I wiped and reformatted the said hard drive after that and went for a second attempt, with no success. I have wiped the drive again and started over, except this time I decided to try Ubuntu instead of installing and from a live CD it immediately entered into low graphics mode. I did some research and found that my motherboard might be a problem.
Specs:
- CPU: AMD FX-6300, 6-Core, 3.5 GHz
- mobo: Gigabyte 990FXA-UD3 rev. 4.0 (Realtek GbE LAN chip)
- GPU: Sapphire Radeon R7-260X 2GB
- RAM: PNY XLR8 DDR3-1600 (8GB)
- SSD: Kingston SSDNow V300 60GB (Windows 7 installed)
- HDD: Western Digital Caviar Blue 500GB (future Ubuntu home)
- HDD: Western Digital Caviar Blue 1TB (applications and stuff)
To the best of my knowledge the R7-260X graphics card and Linux should be able to work nicely together, yet whether I try or install Ubuntu I'm in low graphics mode.

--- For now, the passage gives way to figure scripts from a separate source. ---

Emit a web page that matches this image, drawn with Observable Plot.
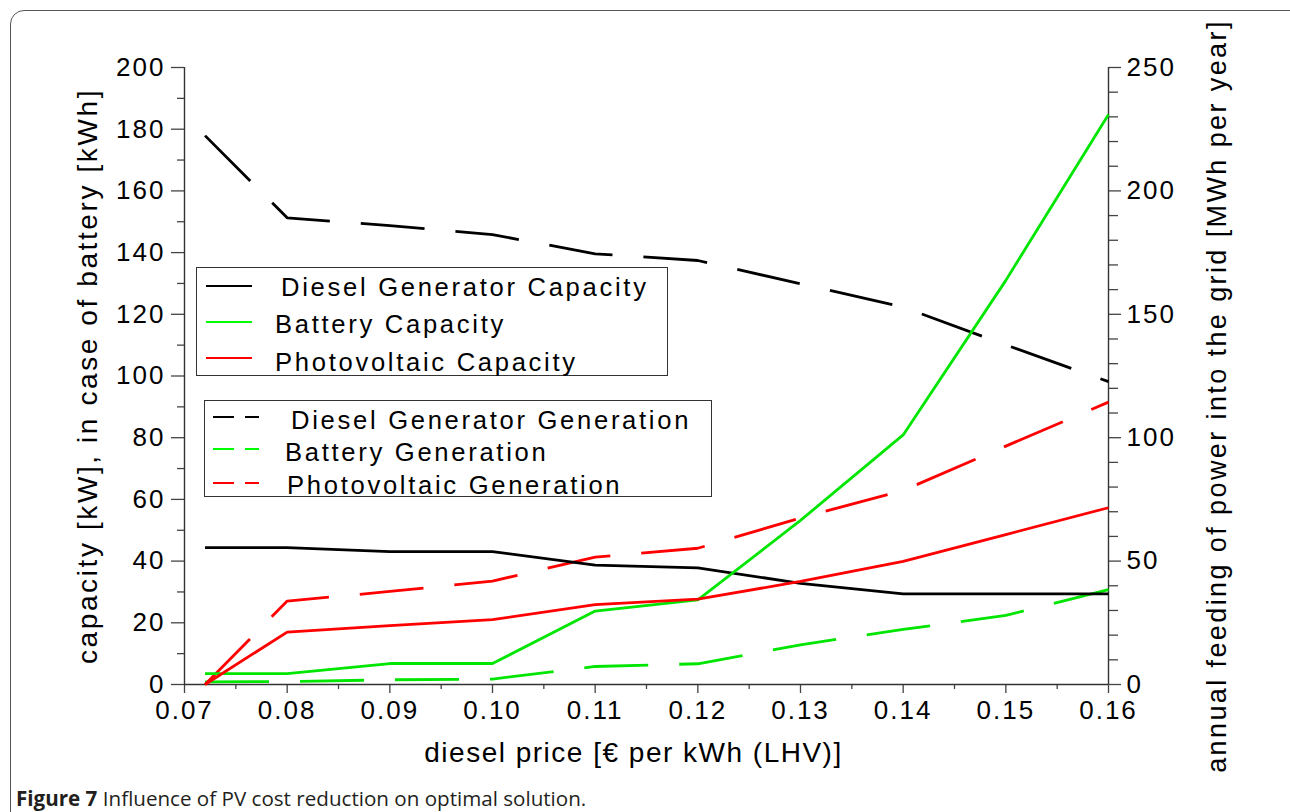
<!DOCTYPE html>
<html><head><meta charset="utf-8">
<script src="https://cdn.jsdelivr.net/npm/d3@7"></script>
<script src="https://cdn.jsdelivr.net/npm/@observablehq/plot@0.6"></script>
<style>
html,body{margin:0;padding:0;background:#fff;}
#page{position:relative;width:1290px;height:812px;overflow:hidden;font-family:"Liberation Sans",Arial,sans-serif;}
#frame{position:absolute;left:10px;top:10px;width:1300px;height:840px;border:1.5px solid #555;border-radius:14px;box-sizing:border-box;}
#chart{position:absolute;left:0;top:0;}
.box{position:absolute;border:1.3px solid #333;box-sizing:border-box;}
.lt{position:absolute;font-size:25.6px;letter-spacing:2.7px;line-height:1;white-space:nowrap;color:#000;}
.ls{position:absolute;height:1.5px;}
#caption{position:absolute;left:16px;top:784px;font-family:"Liberation Sans Narrow","Open Sans",sans-serif;font-size:20.6px;white-space:nowrap;color:#231f20;}
</style></head><body>
<div id="page">
 <div id="frame"></div>
 <div id="chart"></div>
 <div id="legend"></div>
 <div id="caption"><b>Figure 7</b> Influence of PV cost reduction on optimal solution.</div>
</div>
<script>
// ---- data ----
const price = [0.072, 0.08, 0.09, 0.10, 0.11, 0.12, 0.13, 0.14, 0.15, 0.16];
// capacities, left axis [kW] / [kWh]
const dieselCapacity  = [44.4, 44.4, 43.1, 43.1, 38.7, 37.8, 32.8, 29.4, 29.4, 29.4];
const batteryCapacity = [3.5, 3.5, 6.8, 6.8, 23.8, 27.4, 53.2, 80.9, 131, 184.8];
const pvCapacity      = [0, 17, 19.1, 21, 25.9, 27.7, 33.4, 39.9, 48.6, 57.3];
// generation, right axis [MWh per year]
const dieselGeneration  = [222.4, 189.1, 185.9, 182.3, 174.5, 171.8, 162.4, 152.9, 137.6, 122.7];
const batteryGeneration = [1.1, 1.2, 1.9, 2.2, 7.3, 8.4, 16.1, 22.3, 28, 38.4];
const pvGeneration      = [0, 33.8, 37.7, 41.9, 51.6, 55.2, 67.5, 78.6, 96.6, 114.4];

const capacityNames = ["Diesel Generator Capacity", "Battery Capacity", "Photovoltaic Capacity"];
const generationNames = ["Diesel Generator Generation", "Battery Generation", "Photovoltaic Generation"];
const seriesColors = ["#000000", "#00e600", "#ff0000"];
const legendColors = ["#000000", "#00ff00", "#ff0000"];

const xTicks = [0.07, 0.08, 0.09, 0.10, 0.11, 0.12, 0.13, 0.14, 0.15, 0.16];
const xMinorTicks = [0.075, 0.085, 0.095, 0.105, 0.115, 0.125, 0.135, 0.145, 0.155];
const leftTicks = [0, 20, 40, 60, 80, 100, 120, 140, 160, 180, 200];
const leftMinorTicks = [10, 30, 50, 70, 90, 110, 130, 150, 170, 190];
const rightTicks = [0, 50, 100, 150, 200, 250];
const rightMinorTicks = [10, 20, 30, 40, 60, 70, 80, 90, 110, 120, 130, 140, 160, 170, 180, 190, 210, 220, 230, 240];

const leftTitle = "capacity [kW], in case of battery [kWh]";
const rightTitle = "annual feeding of power into the grid [MWh per year]";
const xTitle = "diesel price [€ per kWh (LHV)]";

const leftMax = 200, rightMax = 250;
const k = leftMax / rightMax;

// ---- tables ----
const capacityValues = [dieselCapacity, batteryCapacity, pvCapacity];
const generationValues = [dieselGeneration, batteryGeneration, pvGeneration];
const capRows = capacityNames.map((name, i) => price.map((p, j) => ({series: name, price: p, value: capacityValues[i][j], y: capacityValues[i][j]})));
const genRows = generationNames.map((name, i) => price.map((p, j) => ({series: name, price: p, value: generationValues[i][j], y: generationValues[i][j] * k})));

const lineMarks = [];
genRows.forEach((rows, i) => lineMarks.push(Plot.line(rows, {x: "price", y: "y", stroke: seriesColors[i], strokeWidth: 2.8, strokeDasharray: "64,31", strokeLinecap: "butt", strokeLinejoin: "round"})));
capRows.forEach((rows, i) => lineMarks.push(Plot.line(rows, {x: "price", y: "y", stroke: seriesColors[i], strokeWidth: 2.8, strokeLinecap: "butt", strokeLinejoin: "round"})));

const chart = Plot.plot({
  width: 1290, height: 775,
  marginLeft: 184, marginRight: 182, marginTop: 67, marginBottom: 91,
  x: {domain: [0.07, 0.16], label: null},
  y: {domain: [0, leftMax], label: null},
  style: "background: transparent; font-family: 'Liberation Sans', Arial, sans-serif; font-size: 26px; letter-spacing: 2px; color: #000;",
  marks: [
    Plot.axisX(xTicks, {tickSize: 9, tickPadding: 7, tickFormat: d3.format(".2f"), label: null, stroke: "#444", strokeWidth: 1.3}),
    Plot.axisX(xMinorTicks, {tickSize: 5, tickFormat: () => "", label: null, stroke: "#444", strokeWidth: 1.3}),
    Plot.axisY(leftTicks, {anchor: "left", tickSize: 13, tickPadding: 6, label: null, stroke: "#444", strokeWidth: 1.3}),
    Plot.axisY(leftMinorTicks, {anchor: "left", tickSize: 7, tickFormat: () => "", label: null, stroke: "#444", strokeWidth: 1.3}),
    Plot.axisY(rightTicks.map(v => v * k), {anchor: "right", tickSize: 12, tickPadding: 6, tickFormat: v => String(Math.round(v / k)), label: null, stroke: "#444", strokeWidth: 1.3}),
    Plot.axisY(rightMinorTicks.map(v => v * k), {anchor: "right", tickSize: 9, tickFormat: () => "", label: null, stroke: "#444", strokeWidth: 1.3}),
    Plot.ruleX([0.07], {stroke: "#333", strokeWidth: 1.4}),
    Plot.ruleX([0.16], {stroke: "#333", strokeWidth: 1.4}),
    Plot.ruleY([0], {stroke: "#333", strokeWidth: 1.4}),
    ...lineMarks,
    Plot.text([leftTitle], {text: d => d, frameAnchor: "left", rotate: -90, textAnchor: "middle", lineAnchor: "middle", dx: -96, fontSize: 28}),
    Plot.text([rightTitle], {text: d => d, frameAnchor: "right", rotate: -90, textAnchor: "middle", lineAnchor: "middle", dx: 109, dy: 20, fontSize: 27}),
    Plot.text([xTitle], {text: d => d, frameAnchor: "bottom", textAnchor: "middle", lineAnchor: "middle", dx: -13, dy: 69, fontSize: 28})
  ]
});
// per-title letter spacing
const spacing = {[leftTitle]: "2.6px", [rightTitle]: "2.4px", [xTitle]: "1.5px"};
chart.querySelectorAll("text").forEach(t => { if (spacing[t.textContent]) t.style.letterSpacing = spacing[t.textContent]; });
document.getElementById("chart").appendChild(chart);

// ---- legends ----
const legend = document.getElementById("legend");
function box(l, t, w, h) {
  const d = document.createElement("div");
  d.className = "box";
  Object.assign(d.style, {left: l + "px", top: t + "px", width: w + "px", height: h + "px"});
  legend.appendChild(d);
}
function seg(l, t, w, c) {
  const d = document.createElement("div");
  d.className = "ls";
  Object.assign(d.style, {left: l + "px", top: t + "px", width: w + "px", background: c});
  legend.appendChild(d);
}
function label(txt, l, t) {
  const d = document.createElement("div");
  d.className = "lt";
  d.textContent = txt;
  Object.assign(d.style, {left: l + "px", top: t + "px"});
  legend.appendChild(d);
}
box(196, 267, 472, 109);
const capY = [285, 321, 357], capTextX = [281, 275, 275], capTextY = [275, 312, 350];
capacityNames.forEach((n, i) => { seg(206, capY[i], 46, legendColors[i]); label(n, capTextX[i], capTextY[i]); });
box(204, 400, 508, 97);
const genY = [416, 448, 482], genTextX = [291, 285, 287], genTextY = [408, 440, 473];
generationNames.forEach((n, i) => { seg(213, genY[i], 21, legendColors[i]); seg(245, genY[i], 14, legendColors[i]); label(n, genTextX[i], genTextY[i]); });
</script>
</body></html>
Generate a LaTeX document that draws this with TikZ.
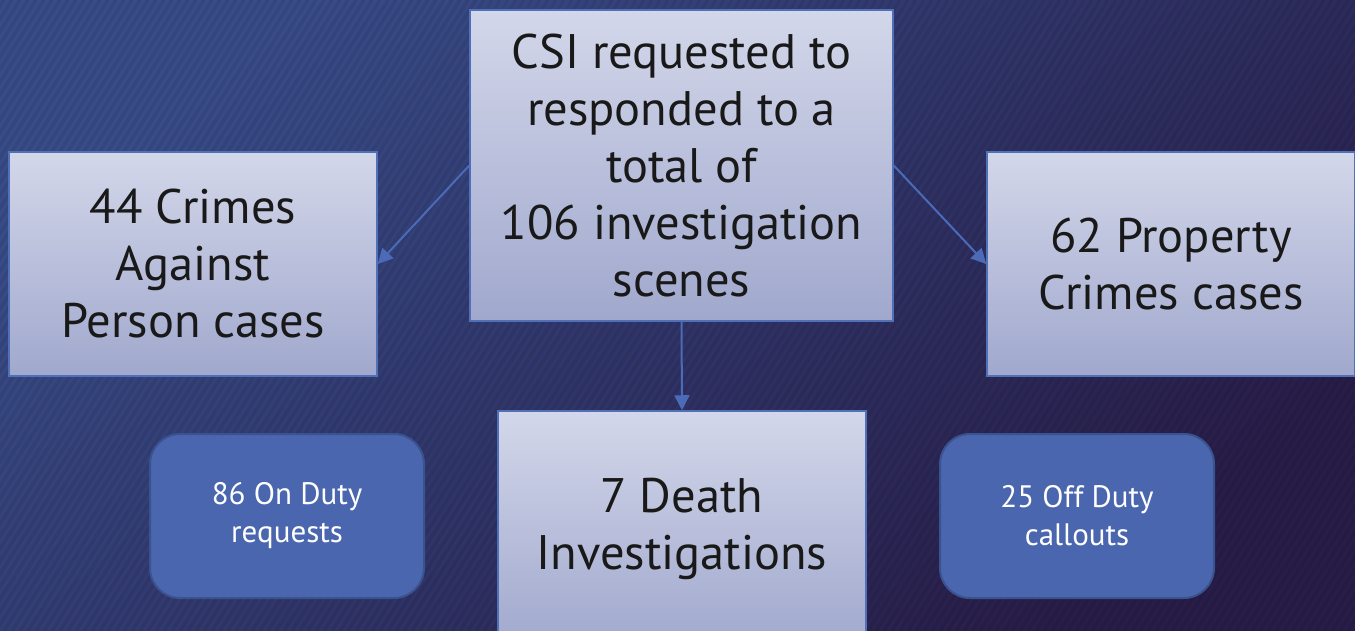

Is the motherboard hindering the entire process here? Is there a piece of the hardware that is preventing the kernel from seeing and recognizing the graphics card and network chip?
The closest answer I have found to this problem was Trouble Installing 12.10 on a GA-990FXA-UD3 Base Machine: Network and USB Don't Work.
I have tried setting the network stack to enable along with the iommu before the installation to see if that would work when just trying Ubuntu from the live CD, but that did not work.
Do I have to do a full install first, then change the motherboard options, or will I have to install Ubuntu, download the Realtek drivers from their website, and install via USB? Will I have to do the same thing for my graphics card?
I would like to eventually migrate to Linux full time or at least most of the time. I have messed around with Ubuntu on my old (8 years old) HP laptop, but if my hardware and software don't aren't compatible I don't know if that will be an option. I don't want to only use Ubuntu on outdated hardware with no real upgrade options. As I am new to the world of Linux, please be as direct and precise as possible about how to go about addressing these issues with my current hardware.